To begin with, we must first change our opinion about audiences. Most of the time we tend to think that those watching our performances are our worst critics. But that is quite the opposite really- most of them want you to succeed and most of them are glad that they are not the ones up there speaking.
- Once you are up on stage to perform or speak try to pick out the most responsive listeners as soon as you can. They are the easiest to find because these are the ones that are listening attentively and alert. Their supportive non verbal communication can be an immense boost for you. Look at them frequently and speak as if you were talking to them.
- If possible involve the audience when you can. You can make it an interactive session by asking them to questions or join you .
- Practice thoroughly before hand so that at least your opening sentences come automatically even if you are nervous.
- Dress smartly and be aware that you are looking your best. It will boost your confidence immensely.
- Think of the audience as a group of friends you are chatting with.
- Use your normal accent and diction; a fake accent may make you nervous and flustered.

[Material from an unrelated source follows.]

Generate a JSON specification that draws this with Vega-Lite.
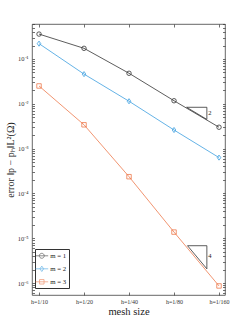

- Memorize the points you have to speak about thoroughly so that even if you forget the lines you can expand and speak on your own.
- Before you step on stage you can try relaxation techniques like listening to soft music or breathing deeply.
- Don`t hold your notes in your hnads- the audience can see them shake. Instead use small cards.
- If you are trembling, lean on a table or lectern or shift legs and move about a little. Also do learn to use eye contact with the audience. It will make you feel less isolated.
Most of all, remember that no matter how hard it may seem, nobody ever died from stage fright. But, according to surveys, many people would rather die than give a speech! You may never overcome stage fright completely but you can certainly learn to control it.